- **THE REQUEST**:
Copy every line in which the string "that" occurs.

- **RECORDS SUPPLIED**:

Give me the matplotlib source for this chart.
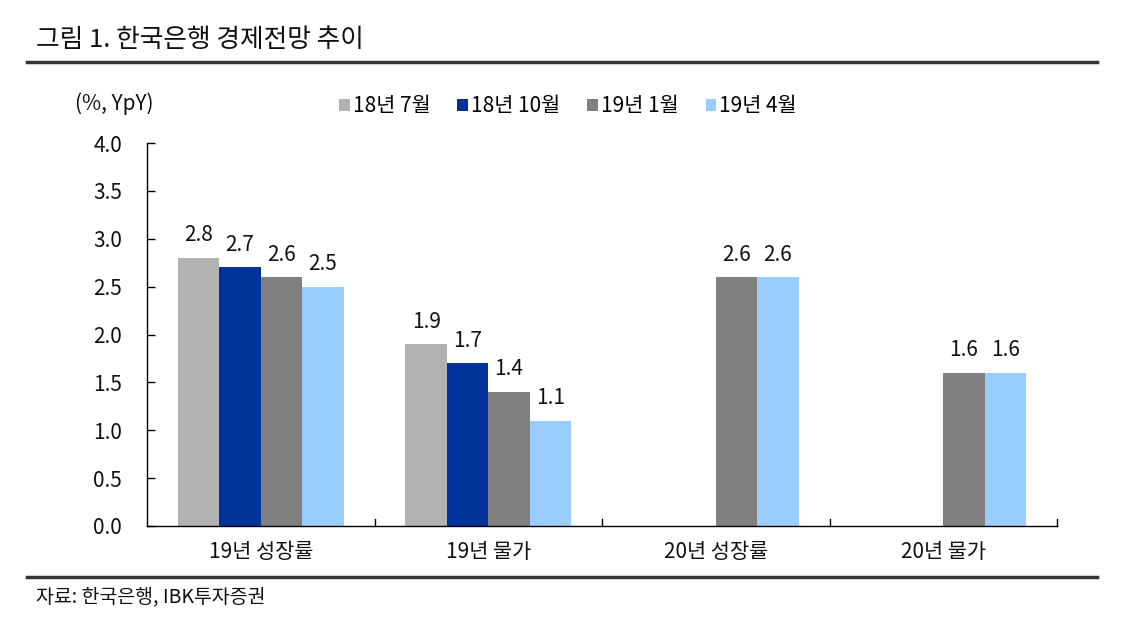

---

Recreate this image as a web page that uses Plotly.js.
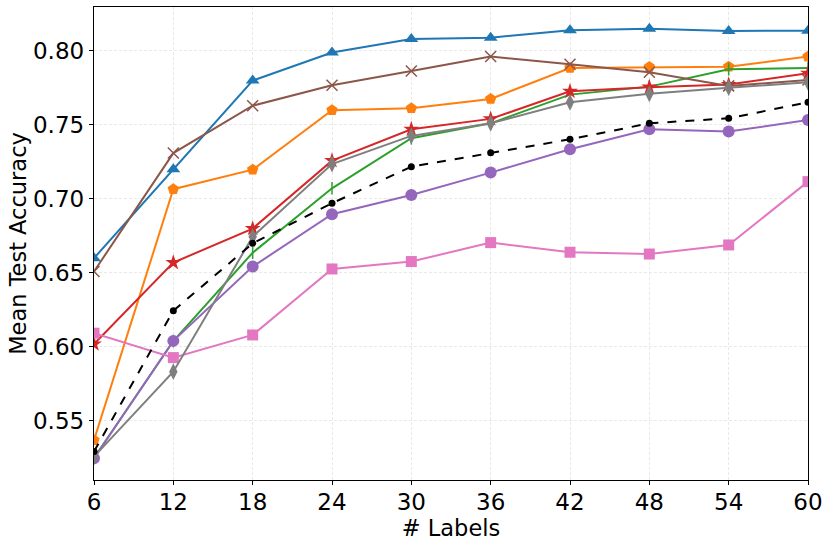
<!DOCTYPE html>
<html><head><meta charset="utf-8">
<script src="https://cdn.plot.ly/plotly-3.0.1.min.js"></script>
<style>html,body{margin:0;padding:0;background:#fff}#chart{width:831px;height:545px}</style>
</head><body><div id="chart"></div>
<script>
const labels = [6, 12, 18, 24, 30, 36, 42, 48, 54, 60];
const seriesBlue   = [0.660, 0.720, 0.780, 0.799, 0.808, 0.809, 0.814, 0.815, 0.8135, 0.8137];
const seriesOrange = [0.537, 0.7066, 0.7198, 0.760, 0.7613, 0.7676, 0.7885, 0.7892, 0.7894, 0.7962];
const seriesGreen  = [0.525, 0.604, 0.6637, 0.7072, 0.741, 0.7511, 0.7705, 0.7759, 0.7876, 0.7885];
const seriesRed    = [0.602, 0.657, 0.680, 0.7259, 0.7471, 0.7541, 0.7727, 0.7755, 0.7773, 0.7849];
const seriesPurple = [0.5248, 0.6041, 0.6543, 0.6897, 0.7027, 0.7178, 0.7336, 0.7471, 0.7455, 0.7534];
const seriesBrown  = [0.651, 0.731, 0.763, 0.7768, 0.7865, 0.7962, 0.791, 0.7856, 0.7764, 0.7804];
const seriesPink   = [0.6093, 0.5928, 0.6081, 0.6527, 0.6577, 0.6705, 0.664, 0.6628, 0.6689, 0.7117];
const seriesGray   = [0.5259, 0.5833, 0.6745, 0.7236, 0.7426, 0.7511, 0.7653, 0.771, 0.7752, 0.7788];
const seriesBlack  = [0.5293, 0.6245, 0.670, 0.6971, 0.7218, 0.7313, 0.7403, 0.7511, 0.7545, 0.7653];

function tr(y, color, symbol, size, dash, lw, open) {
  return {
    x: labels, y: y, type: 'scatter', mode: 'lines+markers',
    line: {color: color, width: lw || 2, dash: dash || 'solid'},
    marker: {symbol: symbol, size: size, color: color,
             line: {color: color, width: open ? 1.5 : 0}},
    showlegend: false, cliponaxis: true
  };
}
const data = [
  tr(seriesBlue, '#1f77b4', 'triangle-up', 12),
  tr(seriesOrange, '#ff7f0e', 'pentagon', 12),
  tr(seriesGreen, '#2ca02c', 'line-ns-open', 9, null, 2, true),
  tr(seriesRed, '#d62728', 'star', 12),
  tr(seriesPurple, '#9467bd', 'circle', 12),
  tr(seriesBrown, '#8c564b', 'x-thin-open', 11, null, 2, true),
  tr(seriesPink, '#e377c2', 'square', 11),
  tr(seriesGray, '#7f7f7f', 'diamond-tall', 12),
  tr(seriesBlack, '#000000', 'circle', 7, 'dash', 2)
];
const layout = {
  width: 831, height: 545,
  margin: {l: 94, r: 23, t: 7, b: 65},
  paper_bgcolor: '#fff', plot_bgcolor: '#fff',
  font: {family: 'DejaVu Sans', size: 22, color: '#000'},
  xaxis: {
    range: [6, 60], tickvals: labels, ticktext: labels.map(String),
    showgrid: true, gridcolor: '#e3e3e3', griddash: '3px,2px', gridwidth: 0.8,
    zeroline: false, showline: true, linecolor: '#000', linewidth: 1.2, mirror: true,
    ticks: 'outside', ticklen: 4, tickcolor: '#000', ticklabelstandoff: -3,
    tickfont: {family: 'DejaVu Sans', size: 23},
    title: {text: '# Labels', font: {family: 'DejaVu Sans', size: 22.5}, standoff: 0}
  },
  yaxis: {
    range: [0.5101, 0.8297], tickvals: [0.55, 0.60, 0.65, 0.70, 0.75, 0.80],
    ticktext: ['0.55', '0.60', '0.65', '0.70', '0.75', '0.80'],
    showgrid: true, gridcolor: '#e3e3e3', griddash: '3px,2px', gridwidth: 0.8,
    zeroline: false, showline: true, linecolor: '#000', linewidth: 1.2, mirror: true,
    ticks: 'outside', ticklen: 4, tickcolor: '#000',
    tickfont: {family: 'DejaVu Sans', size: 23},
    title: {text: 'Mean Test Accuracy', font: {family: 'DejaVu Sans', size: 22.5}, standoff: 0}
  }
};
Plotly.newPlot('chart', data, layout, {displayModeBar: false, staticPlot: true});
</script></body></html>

...

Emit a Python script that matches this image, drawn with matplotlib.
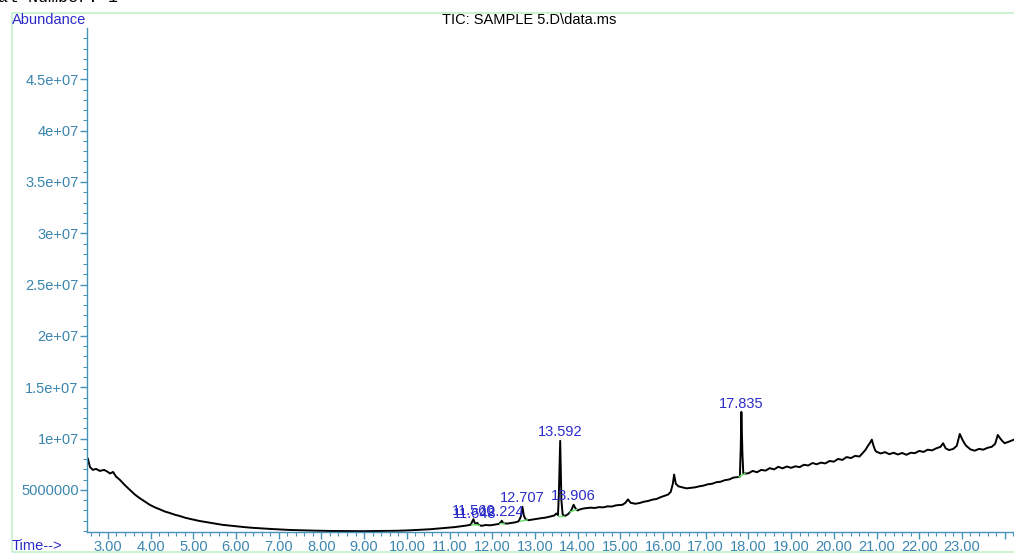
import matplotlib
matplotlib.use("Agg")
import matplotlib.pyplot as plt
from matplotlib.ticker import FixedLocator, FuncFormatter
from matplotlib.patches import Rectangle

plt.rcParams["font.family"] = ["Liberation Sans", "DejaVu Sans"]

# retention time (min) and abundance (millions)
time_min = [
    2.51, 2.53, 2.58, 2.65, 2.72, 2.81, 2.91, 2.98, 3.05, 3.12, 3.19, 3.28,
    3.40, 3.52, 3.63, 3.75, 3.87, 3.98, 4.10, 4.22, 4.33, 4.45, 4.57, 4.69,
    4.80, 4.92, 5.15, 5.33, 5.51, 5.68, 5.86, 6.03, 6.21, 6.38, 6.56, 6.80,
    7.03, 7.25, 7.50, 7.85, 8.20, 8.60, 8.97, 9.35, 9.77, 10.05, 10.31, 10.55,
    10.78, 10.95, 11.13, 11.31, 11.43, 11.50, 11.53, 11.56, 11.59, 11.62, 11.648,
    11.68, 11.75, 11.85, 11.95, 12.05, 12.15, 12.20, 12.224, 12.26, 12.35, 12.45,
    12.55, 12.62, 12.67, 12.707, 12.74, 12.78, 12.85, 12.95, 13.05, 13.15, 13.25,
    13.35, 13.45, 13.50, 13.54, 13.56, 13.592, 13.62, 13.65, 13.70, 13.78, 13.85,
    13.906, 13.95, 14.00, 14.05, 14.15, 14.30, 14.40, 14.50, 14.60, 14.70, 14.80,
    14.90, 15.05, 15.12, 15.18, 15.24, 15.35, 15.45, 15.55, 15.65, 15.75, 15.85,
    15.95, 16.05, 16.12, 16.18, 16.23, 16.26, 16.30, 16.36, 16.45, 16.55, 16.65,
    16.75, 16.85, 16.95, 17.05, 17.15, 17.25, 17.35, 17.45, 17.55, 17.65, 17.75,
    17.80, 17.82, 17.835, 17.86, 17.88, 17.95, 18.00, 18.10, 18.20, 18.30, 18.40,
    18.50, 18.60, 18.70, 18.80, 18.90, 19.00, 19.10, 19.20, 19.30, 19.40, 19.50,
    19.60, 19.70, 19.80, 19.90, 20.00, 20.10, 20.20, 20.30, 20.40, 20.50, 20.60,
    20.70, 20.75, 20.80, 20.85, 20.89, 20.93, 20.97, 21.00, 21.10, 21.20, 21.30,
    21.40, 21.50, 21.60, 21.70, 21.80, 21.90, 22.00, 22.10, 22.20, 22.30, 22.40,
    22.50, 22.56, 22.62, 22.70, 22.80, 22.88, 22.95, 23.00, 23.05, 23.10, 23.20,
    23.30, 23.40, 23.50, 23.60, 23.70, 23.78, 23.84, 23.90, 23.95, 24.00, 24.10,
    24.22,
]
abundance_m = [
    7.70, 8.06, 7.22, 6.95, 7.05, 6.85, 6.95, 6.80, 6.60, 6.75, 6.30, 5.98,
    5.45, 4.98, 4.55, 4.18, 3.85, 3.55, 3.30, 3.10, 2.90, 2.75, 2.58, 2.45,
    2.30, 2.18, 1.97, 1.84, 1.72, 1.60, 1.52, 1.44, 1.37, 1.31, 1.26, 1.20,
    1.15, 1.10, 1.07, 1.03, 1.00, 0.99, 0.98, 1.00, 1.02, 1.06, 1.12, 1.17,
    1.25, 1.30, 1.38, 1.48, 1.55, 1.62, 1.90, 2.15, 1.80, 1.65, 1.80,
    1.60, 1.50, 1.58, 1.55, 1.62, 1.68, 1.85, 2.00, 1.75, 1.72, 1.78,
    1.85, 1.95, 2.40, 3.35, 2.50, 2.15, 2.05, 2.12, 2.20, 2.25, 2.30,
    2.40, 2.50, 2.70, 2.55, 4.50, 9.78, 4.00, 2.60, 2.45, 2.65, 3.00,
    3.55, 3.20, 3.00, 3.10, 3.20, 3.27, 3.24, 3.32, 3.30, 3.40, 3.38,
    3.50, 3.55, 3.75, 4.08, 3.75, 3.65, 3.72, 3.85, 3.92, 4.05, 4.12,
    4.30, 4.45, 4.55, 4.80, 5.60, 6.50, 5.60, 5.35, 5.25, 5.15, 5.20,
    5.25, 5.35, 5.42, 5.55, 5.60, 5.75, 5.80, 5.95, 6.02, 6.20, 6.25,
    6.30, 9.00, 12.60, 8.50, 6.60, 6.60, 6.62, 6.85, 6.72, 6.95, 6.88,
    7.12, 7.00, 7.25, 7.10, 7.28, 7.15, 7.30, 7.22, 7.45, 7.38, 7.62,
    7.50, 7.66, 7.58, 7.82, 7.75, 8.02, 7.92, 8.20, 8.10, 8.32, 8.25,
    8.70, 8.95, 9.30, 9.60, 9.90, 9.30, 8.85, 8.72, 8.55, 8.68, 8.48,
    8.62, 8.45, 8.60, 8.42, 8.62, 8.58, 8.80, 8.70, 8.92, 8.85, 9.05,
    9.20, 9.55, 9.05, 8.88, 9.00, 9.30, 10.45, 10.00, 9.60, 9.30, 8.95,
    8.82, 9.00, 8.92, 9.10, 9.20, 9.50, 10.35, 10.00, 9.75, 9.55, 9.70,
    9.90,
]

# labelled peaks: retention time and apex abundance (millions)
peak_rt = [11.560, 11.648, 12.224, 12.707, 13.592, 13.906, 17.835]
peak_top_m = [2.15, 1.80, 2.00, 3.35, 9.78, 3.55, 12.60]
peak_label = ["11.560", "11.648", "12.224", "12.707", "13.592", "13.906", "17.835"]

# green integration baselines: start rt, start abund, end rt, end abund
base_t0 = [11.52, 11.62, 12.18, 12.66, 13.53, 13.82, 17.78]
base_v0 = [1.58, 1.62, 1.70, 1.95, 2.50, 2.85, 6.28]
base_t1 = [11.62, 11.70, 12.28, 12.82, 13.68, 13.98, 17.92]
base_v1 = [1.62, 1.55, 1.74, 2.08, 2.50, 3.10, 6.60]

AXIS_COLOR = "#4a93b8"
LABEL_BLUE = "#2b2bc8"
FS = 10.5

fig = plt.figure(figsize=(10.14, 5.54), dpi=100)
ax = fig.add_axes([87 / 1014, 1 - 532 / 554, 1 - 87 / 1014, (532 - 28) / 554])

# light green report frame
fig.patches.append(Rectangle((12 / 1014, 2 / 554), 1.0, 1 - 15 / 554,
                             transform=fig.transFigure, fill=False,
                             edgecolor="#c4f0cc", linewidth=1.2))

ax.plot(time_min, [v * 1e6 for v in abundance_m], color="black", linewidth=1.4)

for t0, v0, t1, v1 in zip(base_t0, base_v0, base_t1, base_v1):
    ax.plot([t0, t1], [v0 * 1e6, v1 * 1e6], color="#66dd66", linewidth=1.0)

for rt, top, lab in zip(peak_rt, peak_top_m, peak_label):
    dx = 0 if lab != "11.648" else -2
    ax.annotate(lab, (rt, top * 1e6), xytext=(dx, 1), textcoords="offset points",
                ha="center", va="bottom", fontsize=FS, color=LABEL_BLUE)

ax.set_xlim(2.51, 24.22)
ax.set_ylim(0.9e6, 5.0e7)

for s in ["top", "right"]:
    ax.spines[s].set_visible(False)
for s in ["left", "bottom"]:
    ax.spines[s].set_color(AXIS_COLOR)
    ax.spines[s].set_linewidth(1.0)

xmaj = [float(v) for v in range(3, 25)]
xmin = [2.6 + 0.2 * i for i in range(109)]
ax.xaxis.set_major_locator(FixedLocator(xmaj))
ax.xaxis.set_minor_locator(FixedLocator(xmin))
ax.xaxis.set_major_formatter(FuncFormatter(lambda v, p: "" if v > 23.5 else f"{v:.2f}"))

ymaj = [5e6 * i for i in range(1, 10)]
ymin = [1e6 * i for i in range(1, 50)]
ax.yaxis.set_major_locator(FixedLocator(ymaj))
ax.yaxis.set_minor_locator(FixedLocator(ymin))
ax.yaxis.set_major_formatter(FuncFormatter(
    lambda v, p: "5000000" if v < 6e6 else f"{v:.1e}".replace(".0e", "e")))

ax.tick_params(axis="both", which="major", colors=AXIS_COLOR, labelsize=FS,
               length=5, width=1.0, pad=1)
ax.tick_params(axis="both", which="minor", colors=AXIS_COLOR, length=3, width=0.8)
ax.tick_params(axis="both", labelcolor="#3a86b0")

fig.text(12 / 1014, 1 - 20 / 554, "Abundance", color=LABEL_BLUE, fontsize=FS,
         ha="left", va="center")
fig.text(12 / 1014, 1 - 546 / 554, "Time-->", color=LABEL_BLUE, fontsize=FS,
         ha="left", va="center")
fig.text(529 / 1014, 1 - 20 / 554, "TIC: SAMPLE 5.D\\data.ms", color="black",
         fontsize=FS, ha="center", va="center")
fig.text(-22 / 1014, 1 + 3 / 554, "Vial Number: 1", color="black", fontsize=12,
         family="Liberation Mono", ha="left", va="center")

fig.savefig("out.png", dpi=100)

- **RESPONSE**:
Recreate this image as a web page that uses Plotly.js.
Emit a Python script that matches this image, drawn with matplotlib.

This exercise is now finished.